* [Aim]:
Quote the listing below in full and exactly as written, but omit every picture.

* [Source material]:
————

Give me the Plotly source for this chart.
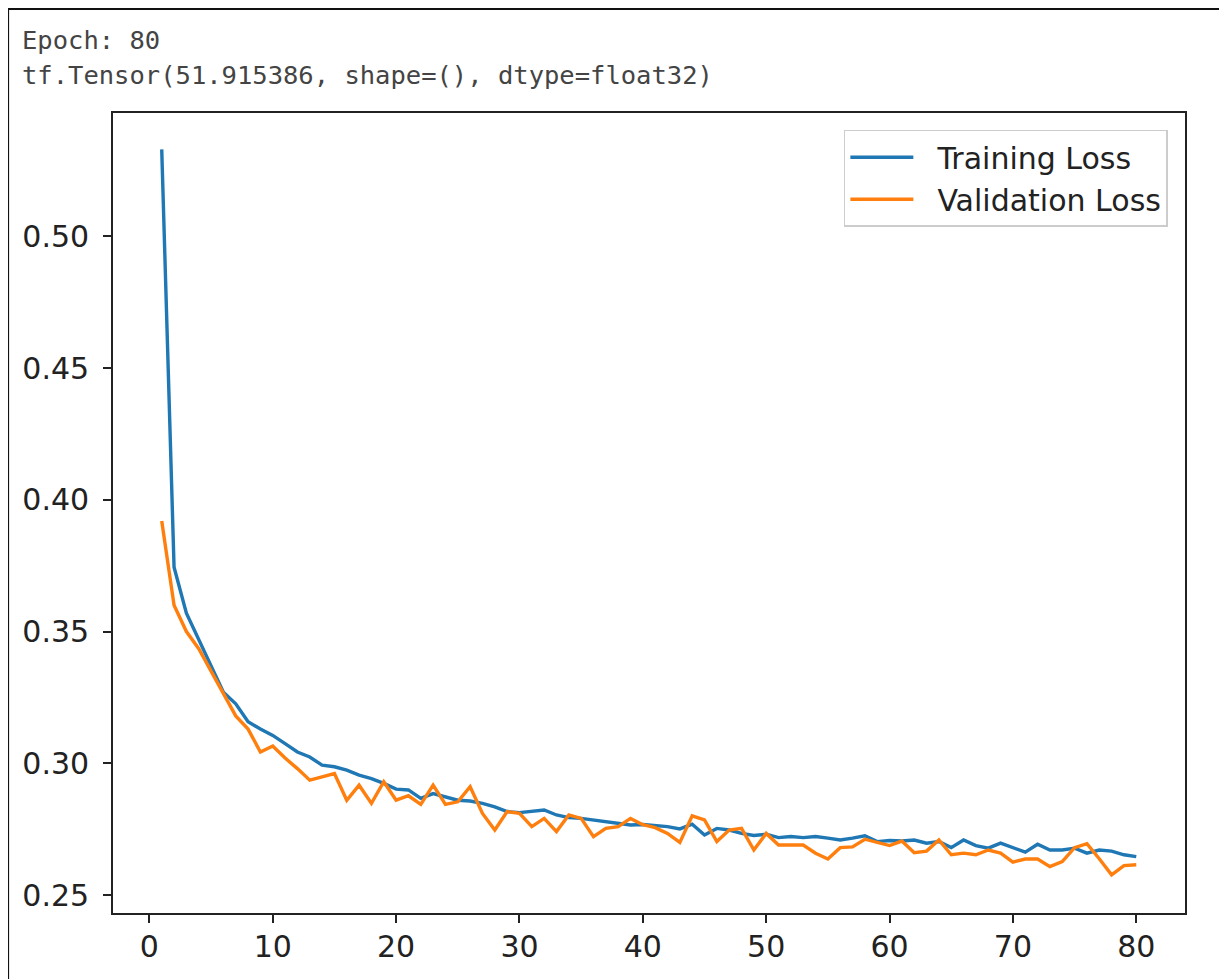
import plotly.graph_objects as go

epochs = list(range(1, 81))

training_loss = [
    0.533, 0.3744, 0.357, 0.347, 0.337, 0.327, 0.3226, 0.3158, 0.313, 0.3106,
    0.3075, 0.3043, 0.3024, 0.2993, 0.2987, 0.2974, 0.2955, 0.2942, 0.2924, 0.2902,
    0.2899, 0.2867, 0.2885, 0.2873, 0.2860, 0.2857, 0.2848, 0.2835, 0.2817, 0.2813,
    0.2817, 0.2823, 0.2804, 0.2794, 0.2791, 0.2785, 0.2779, 0.2772, 0.2766, 0.2768,
    0.2764, 0.2760, 0.2751, 0.2769, 0.2728, 0.2753, 0.2747, 0.2734, 0.2726, 0.2731,
    0.2718, 0.2722, 0.2718, 0.2722, 0.2716, 0.2709, 0.2716, 0.2725, 0.2703, 0.2707,
    0.2705, 0.2709, 0.2697, 0.2703, 0.2680, 0.2709, 0.2688, 0.2678, 0.2697, 0.2680,
    0.2663, 0.2693, 0.2671, 0.2671, 0.2678, 0.2659, 0.2671, 0.2667, 0.2653, 0.2646,
]

validation_loss = [
    0.392, 0.360, 0.350, 0.3435, 0.335, 0.3264, 0.318, 0.313, 0.3043, 0.3066,
    0.302, 0.298, 0.2936, 0.2949, 0.2961, 0.286, 0.2917, 0.2848, 0.293, 0.2860,
    0.2877, 0.2844, 0.2917, 0.2844, 0.2854, 0.2911, 0.2810, 0.2747, 0.2817, 0.2810,
    0.2760, 0.2791, 0.2741, 0.2804, 0.2791, 0.2722, 0.2753, 0.2760, 0.2791, 0.2767,
    0.2756, 0.2734, 0.2700, 0.2801, 0.2785, 0.2703, 0.2747, 0.2753, 0.2671, 0.2734,
    0.2690, 0.2690, 0.2690, 0.2659, 0.2637, 0.2680, 0.2683, 0.2712, 0.2700, 0.2688,
    0.2705, 0.2661, 0.2667, 0.2709, 0.2653, 0.2659, 0.2653, 0.2671, 0.2659, 0.2625,
    0.2637, 0.2637, 0.2608, 0.2627, 0.2680, 0.2695, 0.2638, 0.2577, 0.2612, 0.2615,
]

x_ticks = [0, 10, 20, 30, 40, 50, 60, 70, 80]
y_ticks = [0.25, 0.30, 0.35, 0.40, 0.45, 0.50]
series_names = ["Training Loss", "Validation Loss"]
header_lines = ["Epoch: 80", "tf.Tensor(51.915386, shape=(), dtype=float32)"]

pad = "\u00a0\u00a0"
fig = go.Figure()
fig.add_trace(go.Scatter(x=epochs, y=training_loss, mode="lines", name=pad + series_names[0],
                         line=dict(color="#1f77b4", width=3.4)))
fig.add_trace(go.Scatter(x=epochs, y=validation_loss, mode="lines", name=pad + series_names[1],
                         line=dict(color="#ff7f0e", width=3.4)))

tick_font = dict(family="DejaVu Sans", size=30, color="#222222")

fig.update_layout(
    width=1227, height=979,
    margin=dict(l=105, r=50, t=105, b=74),
    paper_bgcolor="white", plot_bgcolor="white",
    showlegend=True,
    legend=dict(
        x=0.984, y=0.979, xanchor="right", yanchor="top",
        bgcolor="rgba(255,255,255,0.8)", bordercolor="#cccccc", borderwidth=1.5,
        font=dict(family="DejaVu Sans", size=30, color="#222222"),
        itemwidth=63, tracegroupgap=0,
    ),
    xaxis=dict(
        range=[-2.95, 83.95], tickvals=x_ticks, ticks="outside", ticklen=8, tickwidth=1.7,
        tickcolor="#222222", showgrid=False, zeroline=False, showline=True, linecolor="#222222",
        linewidth=1.7, mirror=True, tickfont=tick_font, ticklabelstandoff=-2,
    ),
    yaxis=dict(
        range=[0.2432, 0.5468], tickvals=y_ticks, tickformat=".2f", ticks="outside", ticklen=8,
        tickwidth=1.7, tickcolor="#222222", showgrid=False, zeroline=False, showline=True,
        linecolor="#222222", linewidth=1.7, mirror=True, tickfont=tick_font, ticklabelstandoff=8,
    ),
)

# outer screenshot frame
fig.add_shape(type="rect", xref="paper", yref="paper",
              x0=(8 - 113) / 1072, x1=(1222 - 113) / 1072,
              y0=(913 - 1000) / 800, y1=(913 - 9) / 800,
              line=dict(color="#111111", width=2.2), fillcolor="rgba(0,0,0,0)", layer="below")

header_y = [40, 75]
for txt, py in zip(header_lines, header_y):
    fig.add_annotation(text=txt, xref="paper", yref="paper",
                       x=(20 - 113) / 1072, y=(913 - py) / 800,
                       xanchor="left", yanchor="middle", showarrow=False,
                       font=dict(family="DejaVu Sans Mono", size=25.5, color="#444444"))

fig.write_html("out.html")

————

* [Response to the task]:
Give me the Plotly source for this chart.
import plotly.graph_objects as go

epochs = list(range(1, 81))

training_loss = [
    0.533, 0.3744, 0.357, 0.347, 0.337, 0.327, 0.3226, 0.3158, 0.313, 0.3106,
    0.3075, 0.3043, 0.3024, 0.2993, 0.2987, 0.2974, 0.2955, 0.2942, 0.2924, 0.2902,
    0.2899, 0.2867, 0.2885, 0.2873, 0.2860, 0.2857, 0.2848, 0.2835, 0.2817, 0.2813,
    0.2817, 0.2823, 0.2804, 0.2794, 0.2791, 0.2785, 0.2779, 0.2772, 0.2766, 0.2768,
    0.2764, 0.2760, 0.2751, 0.2769, 0.2728, 0.2753, 0.2747, 0.2734, 0.2726, 0.2731,
    0.2718, 0.2722, 0.2718, 0.2722, 0.2716, 0.2709, 0.2716, 0.2725, 0.2703, 0.2707,
    0.2705, 0.2709, 0.2697, 0.2703, 0.2680, 0.2709, 0.2688, 0.2678, 0.2697, 0.2680,
    0.2663, 0.2693, 0.2671, 0.2671, 0.2678, 0.2659, 0.2671, 0.2667, 0.2653, 0.2646,
]

validation_loss = [
    0.392, 0.360, 0.350, 0.3435, 0.335, 0.3264, 0.318, 0.313, 0.3043, 0.3066,
    0.302, 0.298, 0.2936, 0.2949, 0.2961, 0.286, 0.2917, 0.2848, 0.293, 0.2860,
    0.2877, 0.2844, 0.2917, 0.2844, 0.2854, 0.2911, 0.2810, 0.2747, 0.2817, 0.2810,
    0.2760, 0.2791, 0.2741, 0.2804, 0.2791, 0.2722, 0.2753, 0.2760, 0.2791, 0.2767,
    0.2756, 0.2734, 0.2700, 0.2801, 0.2785, 0.2703, 0.2747, 0.2753, 0.2671, 0.2734,
    0.2690, 0.2690, 0.2690, 0.2659, 0.2637, 0.2680, 0.2683, 0.2712, 0.2700, 0.2688,
    0.2705, 0.2661, 0.2667, 0.2709, 0.2653, 0.2659, 0.2653, 0.2671, 0.2659, 0.2625,
    0.2637, 0.2637, 0.2608, 0.2627, 0.2680, 0.2695, 0.2638, 0.2577, 0.2612, 0.2615,
]

x_ticks = [0, 10, 20, 30, 40, 50, 60, 70, 80]
y_ticks = [0.25, 0.30, 0.35, 0.40, 0.45, 0.50]
series_names = ["Training Loss", "Validation Loss"]
header_lines = ["Epoch: 80", "tf.Tensor(51.915386, shape=(), dtype=float32)"]

pad = "\u00a0\u00a0"
fig = go.Figure()
fig.add_trace(go.Scatter(x=epochs, y=training_loss, mode="lines", name=pad + series_names[0],
                         line=dict(color="#1f77b4", width=3.4)))
fig.add_trace(go.Scatter(x=epochs, y=validation_loss, mode="lines", name=pad + series_names[1],
                         line=dict(color="#ff7f0e", width=3.4)))

tick_font = dict(family="DejaVu Sans", size=30, color="#222222")

fig.update_layout(
    width=1227, height=979,
    margin=dict(l=105, r=50, t=105, b=74),
    paper_bgcolor="white", plot_bgcolor="white",
    showlegend=True,
    legend=dict(
        x=0.984, y=0.979, xanchor="right", yanchor="top",
        bgcolor="rgba(255,255,255,0.8)", bordercolor="#cccccc", borderwidth=1.5,
        font=dict(family="DejaVu Sans", size=30, color="#222222"),
        itemwidth=63, tracegroupgap=0,
    ),
    xaxis=dict(
        range=[-2.95, 83.95], tickvals=x_ticks, ticks="outside", ticklen=8, tickwidth=1.7,
        tickcolor="#222222", showgrid=False, zeroline=False, showline=True, linecolor="#222222",
        linewidth=1.7, mirror=True, tickfont=tick_font, ticklabelstandoff=-2,
    ),
    yaxis=dict(
        range=[0.2432, 0.5468], tickvals=y_ticks, tickformat=".2f", ticks="outside", ticklen=8,
        tickwidth=1.7, tickcolor="#222222", showgrid=False, zeroline=False, showline=True,
        linecolor="#222222", linewidth=1.7, mirror=True, tickfont=tick_font, ticklabelstandoff=8,
    ),
)

# outer screenshot frame
fig.add_shape(type="rect", xref="paper", yref="paper",
              x0=(8 - 113) / 1072, x1=(1222 - 113) / 1072,
              y0=(913 - 1000) / 800, y1=(913 - 9) / 800,
              line=dict(color="#111111", width=2.2), fillcolor="rgba(0,0,0,0)", layer="below")

header_y = [40, 75]
for txt, py in zip(header_lines, header_y):
    fig.add_annotation(text=txt, xref="paper", yref="paper",
                       x=(20 - 113) / 1072, y=(913 - py) / 800,
                       xanchor="left", yanchor="middle", showarrow=False,
                       font=dict(family="DejaVu Sans Mono", size=25.5, color="#444444"))

fig.write_html("out.html")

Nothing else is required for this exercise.